Preparation for the Washington DC trip began in September with an introductory webinar conducted by professional trainers from COMPASS (Communications Partnership for Science and the Sea). The webinar was followed by a two-day, on campus workshop that focused on learning to articulate general science to policymakers, the press, and the public. Students learned about the day-to-day life of policymakers and how they use science resources in making decisions on issues of national concern. Specific assignments included crafting a one-page “leave behind” that presents research in a concise and meaningful way and creating a business card (a necessity for effective DC follow-ups). Readings and discussions addressed how scientists can be involved in national policy dialogues while role playing sessions gave students practice and tips on how to give effective “expert testimony.”

Address Goals

The Policy Training Module is a key component of the communications training espoused by the GLOBES program.
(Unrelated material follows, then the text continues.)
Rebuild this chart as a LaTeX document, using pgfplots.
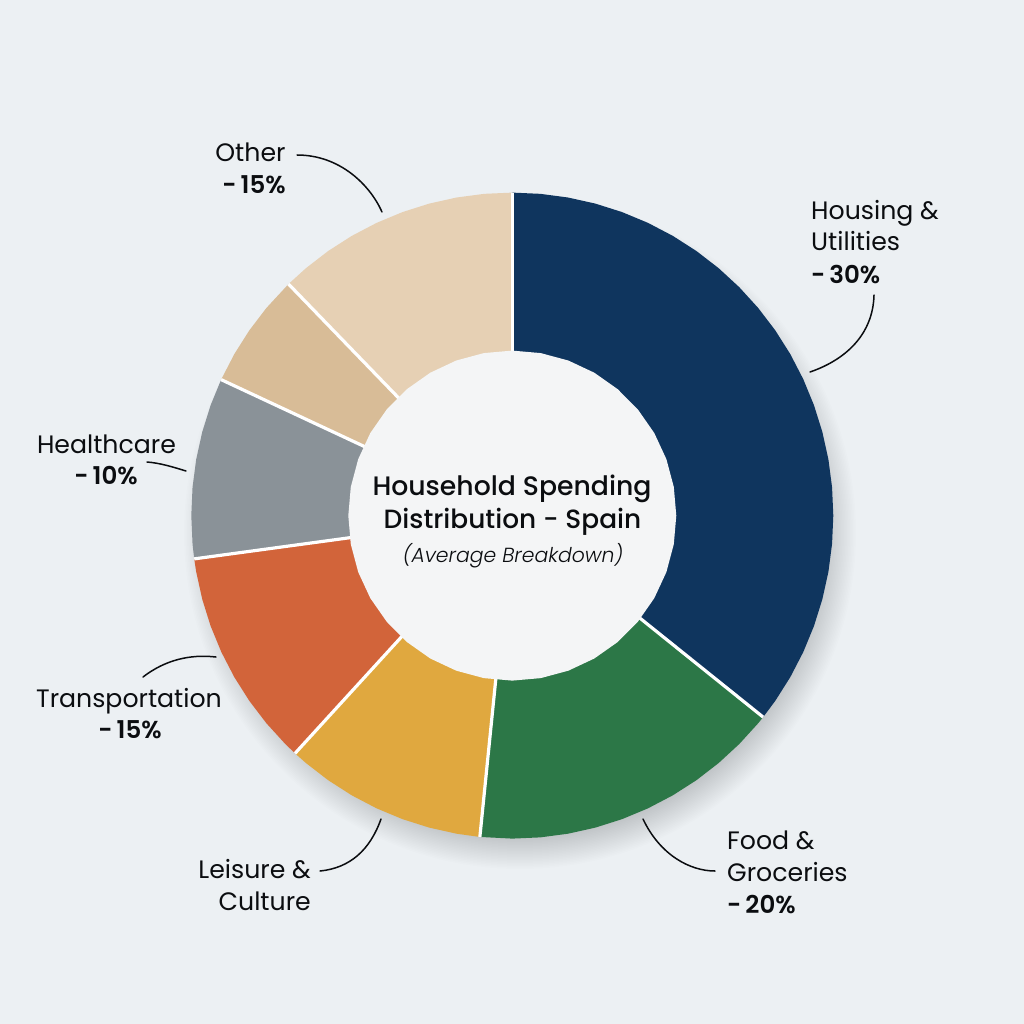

The program’s goals are to develop and nurture citizen-scientists who are prepared to be leaders at the nexus of science research and society. The training provides valuable opportunities to discuss the role of scientists in making policy and management decisions on environmental and human health issues of national and global importance. A critical piece of that training is learning how national policy is made, how Congress and the committee process works, and what to expect in the unique political culture of the nation’s capital. The training included invited guest experts from the district congressional legislative staff as well as professional communications consultants who have direct experience and knowledge of the Washington DC policy world.